I am Hungry

Welcome back to another installment of "Fluffy Fridays" where I drop all my deep musings like a bad habit and go goofy. It is actually Saturday when I am posting this as I got onto other things yesterday. So it is "Snowy Silly Saturday" in Blogdom de Bierkergaard.

This year, with me being on Sabbatical from my school counselor position, I have escaped the clockwork precision and regimentation of the school day, where everything is controlled by the bell. For many years, I have eaten at 12:30. While working, once I hear the bell for lunch, like a Pavlovian dog, I trot down to the cafeteria, salivating and slobbering all the way down.

Since I do my doctoral work from home, time gets chewed up, a mastication of the minutes, a digestion of the days, all the while I miss eating lunch.

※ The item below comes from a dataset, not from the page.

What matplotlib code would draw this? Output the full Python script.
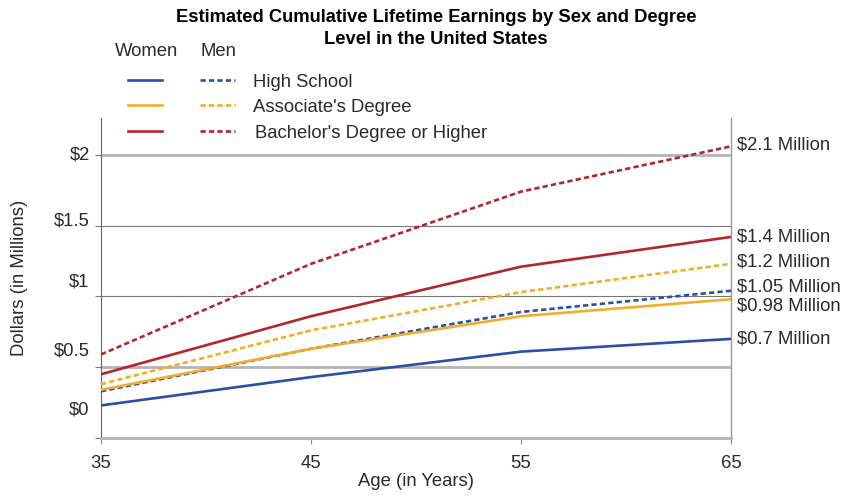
import matplotlib
matplotlib.use('Agg')
import matplotlib.pyplot as plt
from matplotlib.lines import Line2D

plt.rcParams['font.family'] = ['Liberation Sans', 'DejaVu Sans']

ages = [35, 45, 55, 65]
women_hs = [0.23, 0.43, 0.61, 0.70]
men_hs = [0.33, 0.63, 0.89, 1.04]
women_assoc = [0.34, 0.63, 0.86, 0.98]
men_assoc = [0.38, 0.76, 1.03, 1.23]
women_ba = [0.45, 0.86, 1.21, 1.42]
men_ba = [0.59, 1.23, 1.74, 2.06]

degrees = ["High School", "Associate's Degree", "Bachelor's Degree or Higher"]
end_labels = ["$0.7 Million", "$1.05 Million", "$0.98 Million",
              "$1.2 Million", "$1.4 Million", "$2.1 Million"]
title_lines = ["Estimated Cumulative Lifetime Earnings by Sex and Degree",
               "Level in the United States"]
y_ticks = [0, 0.5, 1, 1.5, 2]
y_tick_labels = ["$0", "$0.5", "$1", "$1.5", "$2"]
# the original chart prints its y labels a bit above the gridlines
y_label_pos = [0.20, 0.615, 1.10, 1.53, 2.0]

blue = '#2b4ea6'
orange = '#f2ad2a'
red = '#b0272d'
txt = '#2a2a2a'
fs = 13.3
dash = (2, 1.2)

fig = plt.figure(figsize=(8.46, 4.98), dpi=100)
ax = fig.add_axes([101/846, 1-438/498, 630/846, 320/498])
ax.set_xlim(35, 65)
ax.set_ylim(0, 2.26)

# gridlines
for y in y_ticks:
    if y in (0.5, 2):
        ax.axhline(y, color='#b4b4b4', lw=2.0, zorder=1)
    elif y in (1, 1.5):
        ax.axhline(y, color='#777777', lw=0.8, zorder=1)

series = [
    (women_hs, blue, '-', end_labels[0], 0),
    (men_hs, blue, '--', end_labels[1], 3),
    (women_assoc, orange, '-', end_labels[2], -5),
    (men_assoc, orange, '--', end_labels[3], 1),
    (women_ba, red, '-', end_labels[4], 0),
    (men_ba, red, '--', end_labels[5], 1),
]
for vals, col, ls, lab, off in series:
    if ls == '--':
        ax.plot(ages, vals, color=col, lw=1.9, dashes=dash, zorder=3)
    else:
        ax.plot(ages, vals, color=col, lw=1.9, zorder=3)
    ax.annotate(lab, xy=(ages[-1], vals[-1]), xytext=(4, off),
                textcoords='offset points', va='center', ha='left',
                fontsize=fs, color=txt, annotation_clip=False)

ax.set_xticks(ages)
ax.set_xticklabels([str(a) for a in ages], fontsize=fs, color=txt)
ax.tick_params(axis='x', length=4, color='#888888', pad=8)
ax.set_yticks(y_ticks)
ax.set_yticklabels([])
ax.tick_params(axis='y', length=4, color='#777777')
for y, lab in zip(y_label_pos, y_tick_labels):
    ax.text(-0.018, y, lab, transform=ax.get_yaxis_transform(),
            ha='right', va='center', fontsize=fs, color=txt)

ax.spines['top'].set_visible(False)
ax.spines['bottom'].set_color('#b4b4b4')
ax.spines['bottom'].set_linewidth(2.0)
ax.spines['left'].set_color('#666666')
ax.spines['left'].set_linewidth(0.8)
ax.spines['right'].set_color('#999999')
ax.spines['right'].set_linewidth(1.0)

ax.set_xlabel("Age (in Years)", fontsize=fs, color=txt, labelpad=1)
fig.text(20/846, 1-278/498, "Dollars (in Millions)", rotation=90,
         ha='center', va='center', fontsize=fs, color=txt)

for i, line in enumerate(title_lines):
    fig.text(436/846, 1-(18 + i*22)/498, line, ha='center', va='center',
             fontsize=13.2, fontweight='bold')

# legend
fig.text(147/846, 1-51/498, "Women", ha='center', va='center', fontsize=fs, color=txt)
fig.text(218/846, 1-51/498, "Men", ha='center', va='center', fontsize=fs, color=txt)
for i, (name, col) in enumerate(zip(degrees, [blue, orange, red])):
    yy = 1 - (80 + i*25.5)/498
    fig.add_artist(Line2D([128/846, 162/846], [yy, yy], color=col, lw=1.9))
    fig.add_artist(Line2D([200/846, 235/846], [yy, yy], color=col, lw=1.9, dashes=dash))
    fig.text(253/846 + (0.002 if i == 2 else 0), yy - 2/498, name, ha='left', va='center',
             fontsize=fs, color=txt)

fig.savefig('out.png', dpi=100)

This year, lunch can be any time, and more often than not, I don't eat until 3 or later. I still eat breakfast first thing in the morning. But once that meal is concluded, who knows when I shall return to the trough. Strangely, I find myself resistant to eat lunch and often will not eat until my tummy starts to sound like the garbage disposal. My stomach will go from gnawing to snarling before I reckon its chow time.

Now, I love to eat. So it is not like my abhorring of vacuuming where it is easy to ignore the signs of dirt. Being 6'8" with ever-increasing poor eyesight also helps. It is almost as if I need to be reminded to breathe. This really puzzles me. I am not sure why I am inclined to practice deprivation of my person. I know I don't like the feeling of being hungry and it is not like I don't have Costco-West in our fridge and freezer or have to take down wild game with my bow and arrow before saddling up to the feed bag.

"Give us this day our daily bread" Jesus said. I might miss a meal. But, I should never daily miss eating of the one who is that "manna from heaven." My soul growls when I do.